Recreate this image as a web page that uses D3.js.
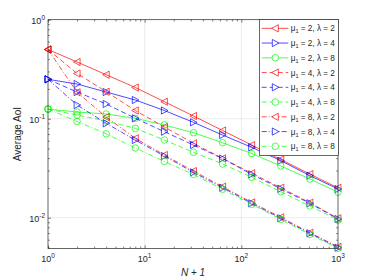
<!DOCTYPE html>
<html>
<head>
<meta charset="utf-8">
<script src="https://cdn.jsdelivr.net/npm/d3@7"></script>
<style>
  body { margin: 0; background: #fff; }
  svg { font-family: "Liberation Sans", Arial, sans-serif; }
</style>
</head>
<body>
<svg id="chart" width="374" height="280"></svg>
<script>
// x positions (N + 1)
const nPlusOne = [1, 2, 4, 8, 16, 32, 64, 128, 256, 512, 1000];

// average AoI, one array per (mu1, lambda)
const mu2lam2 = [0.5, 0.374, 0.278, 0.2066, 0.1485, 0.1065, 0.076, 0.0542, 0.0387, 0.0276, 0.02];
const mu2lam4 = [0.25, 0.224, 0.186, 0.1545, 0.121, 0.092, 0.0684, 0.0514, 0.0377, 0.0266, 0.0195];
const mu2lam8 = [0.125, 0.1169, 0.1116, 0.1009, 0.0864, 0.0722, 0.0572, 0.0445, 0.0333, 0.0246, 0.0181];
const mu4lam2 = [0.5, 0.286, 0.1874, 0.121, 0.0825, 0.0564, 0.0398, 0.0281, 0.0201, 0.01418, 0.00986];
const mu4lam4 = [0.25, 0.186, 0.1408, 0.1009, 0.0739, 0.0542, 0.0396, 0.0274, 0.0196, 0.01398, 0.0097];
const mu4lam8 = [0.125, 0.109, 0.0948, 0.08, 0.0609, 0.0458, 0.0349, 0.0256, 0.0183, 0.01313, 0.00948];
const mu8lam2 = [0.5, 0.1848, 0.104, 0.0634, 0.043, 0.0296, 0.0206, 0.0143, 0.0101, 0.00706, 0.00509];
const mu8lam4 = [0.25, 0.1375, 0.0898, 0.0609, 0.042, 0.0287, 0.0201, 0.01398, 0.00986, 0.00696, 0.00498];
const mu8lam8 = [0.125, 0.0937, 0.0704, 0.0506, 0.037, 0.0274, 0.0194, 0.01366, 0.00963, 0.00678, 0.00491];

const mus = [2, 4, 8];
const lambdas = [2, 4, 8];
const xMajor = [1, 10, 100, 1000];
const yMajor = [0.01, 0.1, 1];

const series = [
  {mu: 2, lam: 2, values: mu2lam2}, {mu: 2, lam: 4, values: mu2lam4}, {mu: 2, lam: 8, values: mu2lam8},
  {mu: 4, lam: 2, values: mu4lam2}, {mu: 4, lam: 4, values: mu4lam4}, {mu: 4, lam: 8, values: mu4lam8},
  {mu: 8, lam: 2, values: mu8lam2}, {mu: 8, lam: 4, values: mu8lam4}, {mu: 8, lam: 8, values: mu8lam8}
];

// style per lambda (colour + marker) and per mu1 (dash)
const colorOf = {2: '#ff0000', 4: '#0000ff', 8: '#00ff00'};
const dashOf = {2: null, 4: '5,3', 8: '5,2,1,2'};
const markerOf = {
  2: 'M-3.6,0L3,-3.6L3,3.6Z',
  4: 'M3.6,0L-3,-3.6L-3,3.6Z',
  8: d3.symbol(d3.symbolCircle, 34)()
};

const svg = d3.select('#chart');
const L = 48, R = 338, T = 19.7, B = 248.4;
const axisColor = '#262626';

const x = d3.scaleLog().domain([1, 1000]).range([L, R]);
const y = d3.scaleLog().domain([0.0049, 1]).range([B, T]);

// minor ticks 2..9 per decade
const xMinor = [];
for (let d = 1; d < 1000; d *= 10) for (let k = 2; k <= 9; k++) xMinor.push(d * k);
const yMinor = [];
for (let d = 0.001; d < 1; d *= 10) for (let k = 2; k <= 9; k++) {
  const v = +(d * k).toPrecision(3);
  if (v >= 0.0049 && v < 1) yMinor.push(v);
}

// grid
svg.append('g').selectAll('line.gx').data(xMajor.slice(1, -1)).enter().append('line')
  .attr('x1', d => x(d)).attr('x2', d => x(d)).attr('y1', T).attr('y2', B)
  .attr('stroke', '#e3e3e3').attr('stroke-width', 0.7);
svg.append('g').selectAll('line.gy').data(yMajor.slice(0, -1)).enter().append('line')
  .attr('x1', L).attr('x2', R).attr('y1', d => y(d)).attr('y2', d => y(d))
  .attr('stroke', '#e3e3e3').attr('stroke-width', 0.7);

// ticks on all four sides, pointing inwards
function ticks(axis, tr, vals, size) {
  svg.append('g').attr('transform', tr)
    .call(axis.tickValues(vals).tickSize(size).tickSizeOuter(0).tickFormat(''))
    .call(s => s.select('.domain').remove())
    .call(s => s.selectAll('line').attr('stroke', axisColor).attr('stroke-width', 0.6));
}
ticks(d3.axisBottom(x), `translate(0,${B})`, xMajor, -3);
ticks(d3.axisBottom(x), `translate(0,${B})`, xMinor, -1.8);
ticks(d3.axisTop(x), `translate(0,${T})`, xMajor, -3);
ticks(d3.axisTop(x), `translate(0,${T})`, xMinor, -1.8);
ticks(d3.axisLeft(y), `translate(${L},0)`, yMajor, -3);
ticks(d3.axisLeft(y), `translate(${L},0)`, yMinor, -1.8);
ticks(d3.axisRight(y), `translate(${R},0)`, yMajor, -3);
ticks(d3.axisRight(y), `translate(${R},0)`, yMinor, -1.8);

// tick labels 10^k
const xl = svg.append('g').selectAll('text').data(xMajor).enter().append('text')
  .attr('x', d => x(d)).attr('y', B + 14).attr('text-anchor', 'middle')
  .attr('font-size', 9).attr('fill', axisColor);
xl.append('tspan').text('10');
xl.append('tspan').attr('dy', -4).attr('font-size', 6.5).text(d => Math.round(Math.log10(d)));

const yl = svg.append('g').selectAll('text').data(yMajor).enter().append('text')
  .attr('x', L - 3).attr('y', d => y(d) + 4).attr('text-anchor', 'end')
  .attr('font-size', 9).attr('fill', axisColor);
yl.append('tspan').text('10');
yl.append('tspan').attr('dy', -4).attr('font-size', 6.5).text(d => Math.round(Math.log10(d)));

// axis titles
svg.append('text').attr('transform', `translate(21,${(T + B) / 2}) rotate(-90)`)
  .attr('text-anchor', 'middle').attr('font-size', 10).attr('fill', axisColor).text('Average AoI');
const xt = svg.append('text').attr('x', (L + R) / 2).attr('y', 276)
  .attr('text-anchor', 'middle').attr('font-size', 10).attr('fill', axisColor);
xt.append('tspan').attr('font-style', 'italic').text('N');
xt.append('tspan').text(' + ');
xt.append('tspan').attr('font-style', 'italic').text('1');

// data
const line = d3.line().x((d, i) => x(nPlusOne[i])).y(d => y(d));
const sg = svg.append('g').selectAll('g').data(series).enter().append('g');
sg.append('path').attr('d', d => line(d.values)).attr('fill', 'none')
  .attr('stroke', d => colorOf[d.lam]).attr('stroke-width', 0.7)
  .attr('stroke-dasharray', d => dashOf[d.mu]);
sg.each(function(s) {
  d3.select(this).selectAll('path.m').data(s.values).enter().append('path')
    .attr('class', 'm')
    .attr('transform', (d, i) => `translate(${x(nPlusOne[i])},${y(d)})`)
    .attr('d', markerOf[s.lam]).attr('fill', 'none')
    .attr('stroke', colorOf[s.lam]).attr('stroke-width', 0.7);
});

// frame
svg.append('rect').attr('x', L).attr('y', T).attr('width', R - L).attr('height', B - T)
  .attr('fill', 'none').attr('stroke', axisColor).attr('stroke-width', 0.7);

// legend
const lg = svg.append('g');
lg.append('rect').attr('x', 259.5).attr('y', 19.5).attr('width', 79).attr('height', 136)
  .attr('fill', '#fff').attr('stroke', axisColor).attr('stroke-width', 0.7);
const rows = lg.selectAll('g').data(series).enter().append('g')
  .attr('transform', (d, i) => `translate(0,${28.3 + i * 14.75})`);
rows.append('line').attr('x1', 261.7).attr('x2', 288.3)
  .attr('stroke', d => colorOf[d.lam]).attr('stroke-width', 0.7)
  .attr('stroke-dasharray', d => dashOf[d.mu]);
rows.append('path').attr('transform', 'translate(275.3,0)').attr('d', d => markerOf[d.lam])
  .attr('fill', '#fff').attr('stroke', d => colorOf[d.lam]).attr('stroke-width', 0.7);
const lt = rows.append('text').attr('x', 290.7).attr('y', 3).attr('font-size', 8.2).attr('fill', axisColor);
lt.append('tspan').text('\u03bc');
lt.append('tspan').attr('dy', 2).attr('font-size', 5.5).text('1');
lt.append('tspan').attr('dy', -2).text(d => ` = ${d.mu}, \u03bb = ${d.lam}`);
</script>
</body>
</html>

----------

WHAT IS BEING ASKED :: Write out an exact copy of the listing, first line through the line containing "256, 512, 1000];", with the pictures left out.

THE ANSWER ::
Recreate this image as a web page that uses D3.js.
<!DOCTYPE html>
<html>
<head>
<meta charset="utf-8">
<script src="https://cdn.jsdelivr.net/npm/d3@7"></script>
<style>
  body { margin: 0; background: #fff; }
  svg { font-family: "Liberation Sans", Arial, sans-serif; }
</style>
</head>
<body>
<svg id="chart" width="374" height="280"></svg>
<script>
// x positions (N + 1)
const nPlusOne = [1, 2, 4, 8, 16, 32, 64, 128, 256, 512, 1000];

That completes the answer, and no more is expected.